## Requirements
Leaving out the pictures, retype the lines from the beginning of the listing through the line containing "76.2, 77.4, 77.0];".

═════ Dataset section

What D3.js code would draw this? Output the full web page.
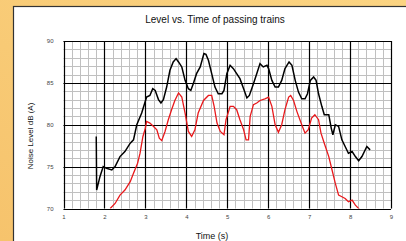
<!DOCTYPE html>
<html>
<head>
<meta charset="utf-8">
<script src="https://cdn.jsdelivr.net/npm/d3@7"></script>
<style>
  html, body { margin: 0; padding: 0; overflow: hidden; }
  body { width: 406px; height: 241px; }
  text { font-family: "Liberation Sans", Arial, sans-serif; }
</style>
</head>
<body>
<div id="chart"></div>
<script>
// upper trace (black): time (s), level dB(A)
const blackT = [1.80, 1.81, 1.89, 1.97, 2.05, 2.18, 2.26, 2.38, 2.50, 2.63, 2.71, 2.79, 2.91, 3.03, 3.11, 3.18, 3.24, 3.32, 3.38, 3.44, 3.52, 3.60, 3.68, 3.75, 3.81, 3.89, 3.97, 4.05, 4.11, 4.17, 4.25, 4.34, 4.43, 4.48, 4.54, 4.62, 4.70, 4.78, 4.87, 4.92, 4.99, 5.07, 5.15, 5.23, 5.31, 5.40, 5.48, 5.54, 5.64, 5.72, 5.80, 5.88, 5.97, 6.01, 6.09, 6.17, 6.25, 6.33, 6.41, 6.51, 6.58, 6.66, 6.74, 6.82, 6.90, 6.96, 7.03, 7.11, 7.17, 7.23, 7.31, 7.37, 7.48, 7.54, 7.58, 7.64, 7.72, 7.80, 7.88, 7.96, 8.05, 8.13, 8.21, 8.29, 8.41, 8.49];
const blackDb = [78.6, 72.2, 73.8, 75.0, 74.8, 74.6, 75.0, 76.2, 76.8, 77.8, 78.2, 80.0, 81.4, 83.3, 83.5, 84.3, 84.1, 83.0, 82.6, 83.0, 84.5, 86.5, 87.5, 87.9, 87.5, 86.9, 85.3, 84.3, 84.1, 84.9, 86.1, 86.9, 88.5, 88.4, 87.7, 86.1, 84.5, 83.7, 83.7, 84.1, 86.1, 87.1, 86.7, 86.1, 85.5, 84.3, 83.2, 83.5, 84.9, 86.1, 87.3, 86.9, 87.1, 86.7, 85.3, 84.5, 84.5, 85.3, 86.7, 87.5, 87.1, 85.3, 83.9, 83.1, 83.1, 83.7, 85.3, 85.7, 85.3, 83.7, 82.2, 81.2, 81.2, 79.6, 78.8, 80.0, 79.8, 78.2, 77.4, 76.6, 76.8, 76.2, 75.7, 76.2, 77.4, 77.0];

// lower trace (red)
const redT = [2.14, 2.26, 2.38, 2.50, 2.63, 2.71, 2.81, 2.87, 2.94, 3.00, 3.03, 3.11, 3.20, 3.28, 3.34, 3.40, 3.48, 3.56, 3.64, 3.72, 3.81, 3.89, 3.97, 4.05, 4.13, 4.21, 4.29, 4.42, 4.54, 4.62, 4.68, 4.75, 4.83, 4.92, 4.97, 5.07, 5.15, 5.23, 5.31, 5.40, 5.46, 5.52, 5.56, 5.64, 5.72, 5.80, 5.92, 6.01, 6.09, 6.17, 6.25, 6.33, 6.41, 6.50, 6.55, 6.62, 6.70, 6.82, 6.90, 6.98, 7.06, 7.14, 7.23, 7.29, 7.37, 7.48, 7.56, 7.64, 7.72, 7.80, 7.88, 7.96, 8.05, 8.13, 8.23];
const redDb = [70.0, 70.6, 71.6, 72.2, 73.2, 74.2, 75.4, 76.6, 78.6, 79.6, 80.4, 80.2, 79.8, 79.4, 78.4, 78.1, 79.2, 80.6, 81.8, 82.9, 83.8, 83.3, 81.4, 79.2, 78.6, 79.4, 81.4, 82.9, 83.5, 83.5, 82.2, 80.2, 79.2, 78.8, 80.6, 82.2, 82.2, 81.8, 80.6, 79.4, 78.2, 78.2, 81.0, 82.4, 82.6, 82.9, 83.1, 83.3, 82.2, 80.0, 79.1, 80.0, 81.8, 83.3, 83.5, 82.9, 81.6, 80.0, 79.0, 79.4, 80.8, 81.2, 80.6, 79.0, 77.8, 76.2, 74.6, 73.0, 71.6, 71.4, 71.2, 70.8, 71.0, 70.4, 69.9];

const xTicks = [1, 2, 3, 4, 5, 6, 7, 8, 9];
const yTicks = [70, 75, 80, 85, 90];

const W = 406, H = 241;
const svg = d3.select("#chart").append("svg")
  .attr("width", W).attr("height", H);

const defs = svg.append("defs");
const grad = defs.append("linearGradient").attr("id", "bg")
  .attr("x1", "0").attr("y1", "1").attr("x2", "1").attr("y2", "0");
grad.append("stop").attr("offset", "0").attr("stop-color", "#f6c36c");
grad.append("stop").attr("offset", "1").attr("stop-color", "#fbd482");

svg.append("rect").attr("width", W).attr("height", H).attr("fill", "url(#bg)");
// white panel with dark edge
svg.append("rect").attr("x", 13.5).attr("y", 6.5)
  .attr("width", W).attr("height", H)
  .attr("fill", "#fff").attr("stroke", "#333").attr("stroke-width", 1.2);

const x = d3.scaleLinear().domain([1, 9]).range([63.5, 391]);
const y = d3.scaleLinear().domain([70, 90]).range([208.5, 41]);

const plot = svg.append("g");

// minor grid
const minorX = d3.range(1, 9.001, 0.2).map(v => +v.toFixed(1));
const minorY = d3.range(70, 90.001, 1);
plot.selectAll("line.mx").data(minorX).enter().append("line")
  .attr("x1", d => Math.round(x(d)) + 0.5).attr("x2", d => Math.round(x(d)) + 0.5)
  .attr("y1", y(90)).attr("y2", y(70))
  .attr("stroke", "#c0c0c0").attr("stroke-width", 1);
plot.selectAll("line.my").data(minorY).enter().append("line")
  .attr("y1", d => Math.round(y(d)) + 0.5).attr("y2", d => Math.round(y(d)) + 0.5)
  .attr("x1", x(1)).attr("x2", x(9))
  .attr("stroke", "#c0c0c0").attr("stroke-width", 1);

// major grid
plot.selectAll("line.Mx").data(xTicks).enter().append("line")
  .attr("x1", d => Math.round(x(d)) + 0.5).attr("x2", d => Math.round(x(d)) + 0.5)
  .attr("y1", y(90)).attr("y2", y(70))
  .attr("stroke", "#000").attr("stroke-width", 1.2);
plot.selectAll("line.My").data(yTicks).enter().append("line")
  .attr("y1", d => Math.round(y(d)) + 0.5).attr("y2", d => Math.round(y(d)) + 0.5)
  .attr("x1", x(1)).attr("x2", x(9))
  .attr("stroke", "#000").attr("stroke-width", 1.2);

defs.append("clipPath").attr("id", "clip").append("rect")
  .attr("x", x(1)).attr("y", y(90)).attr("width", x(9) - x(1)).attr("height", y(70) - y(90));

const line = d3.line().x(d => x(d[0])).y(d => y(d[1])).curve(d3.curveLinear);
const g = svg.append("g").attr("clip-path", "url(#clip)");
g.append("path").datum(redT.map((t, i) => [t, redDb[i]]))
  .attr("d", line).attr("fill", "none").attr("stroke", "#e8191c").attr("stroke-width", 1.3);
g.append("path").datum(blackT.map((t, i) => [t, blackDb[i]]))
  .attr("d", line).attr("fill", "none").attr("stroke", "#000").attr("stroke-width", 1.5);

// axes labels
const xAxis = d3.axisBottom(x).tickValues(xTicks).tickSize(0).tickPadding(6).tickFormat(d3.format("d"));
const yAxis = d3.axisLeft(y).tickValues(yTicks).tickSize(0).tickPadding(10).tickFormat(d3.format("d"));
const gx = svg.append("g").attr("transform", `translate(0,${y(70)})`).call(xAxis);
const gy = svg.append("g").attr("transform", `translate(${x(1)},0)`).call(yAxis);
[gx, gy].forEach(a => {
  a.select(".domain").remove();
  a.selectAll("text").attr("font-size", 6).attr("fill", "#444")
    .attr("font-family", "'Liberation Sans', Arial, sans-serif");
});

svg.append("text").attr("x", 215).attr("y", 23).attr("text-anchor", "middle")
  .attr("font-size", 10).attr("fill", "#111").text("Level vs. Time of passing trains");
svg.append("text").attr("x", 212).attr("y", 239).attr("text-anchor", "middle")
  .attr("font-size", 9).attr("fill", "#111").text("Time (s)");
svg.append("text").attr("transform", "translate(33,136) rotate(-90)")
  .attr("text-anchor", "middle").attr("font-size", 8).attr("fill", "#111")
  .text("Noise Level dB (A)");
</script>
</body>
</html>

══════════

## Output for this exercise
What D3.js code would draw this? Output the full web page.
<!DOCTYPE html>
<html>
<head>
<meta charset="utf-8">
<script src="https://cdn.jsdelivr.net/npm/d3@7"></script>
<style>
  html, body { margin: 0; padding: 0; overflow: hidden; }
  body { width: 406px; height: 241px; }
  text { font-family: "Liberation Sans", Arial, sans-serif; }
</style>
</head>
<body>
<div id="chart"></div>
<script>
// upper trace (black): time (s), level dB(A)
const blackT = [1.80, 1.81, 1.89, 1.97, 2.05, 2.18, 2.26, 2.38, 2.50, 2.63, 2.71, 2.79, 2.91, 3.03, 3.11, 3.18, 3.24, 3.32, 3.38, 3.44, 3.52, 3.60, 3.68, 3.75, 3.81, 3.89, 3.97, 4.05, 4.11, 4.17, 4.25, 4.34, 4.43, 4.48, 4.54, 4.62, 4.70, 4.78, 4.87, 4.92, 4.99, 5.07, 5.15, 5.23, 5.31, 5.40, 5.48, 5.54, 5.64, 5.72, 5.80, 5.88, 5.97, 6.01, 6.09, 6.17, 6.25, 6.33, 6.41, 6.51, 6.58, 6.66, 6.74, 6.82, 6.90, 6.96, 7.03, 7.11, 7.17, 7.23, 7.31, 7.37, 7.48, 7.54, 7.58, 7.64, 7.72, 7.80, 7.88, 7.96, 8.05, 8.13, 8.21, 8.29, 8.41, 8.49];
const blackDb = [78.6, 72.2, 73.8, 75.0, 74.8, 74.6, 75.0, 76.2, 76.8, 77.8, 78.2, 80.0, 81.4, 83.3, 83.5, 84.3, 84.1, 83.0, 82.6, 83.0, 84.5, 86.5, 87.5, 87.9, 87.5, 86.9, 85.3, 84.3, 84.1, 84.9, 86.1, 86.9, 88.5, 88.4, 87.7, 86.1, 84.5, 83.7, 83.7, 84.1, 86.1, 87.1, 86.7, 86.1, 85.5, 84.3, 83.2, 83.5, 84.9, 86.1, 87.3, 86.9, 87.1, 86.7, 85.3, 84.5, 84.5, 85.3, 86.7, 87.5, 87.1, 85.3, 83.9, 83.1, 83.1, 83.7, 85.3, 85.7, 85.3, 83.7, 82.2, 81.2, 81.2, 79.6, 78.8, 80.0, 79.8, 78.2, 77.4, 76.6, 76.8, 76.2, 75.7, 76.2, 77.4, 77.0];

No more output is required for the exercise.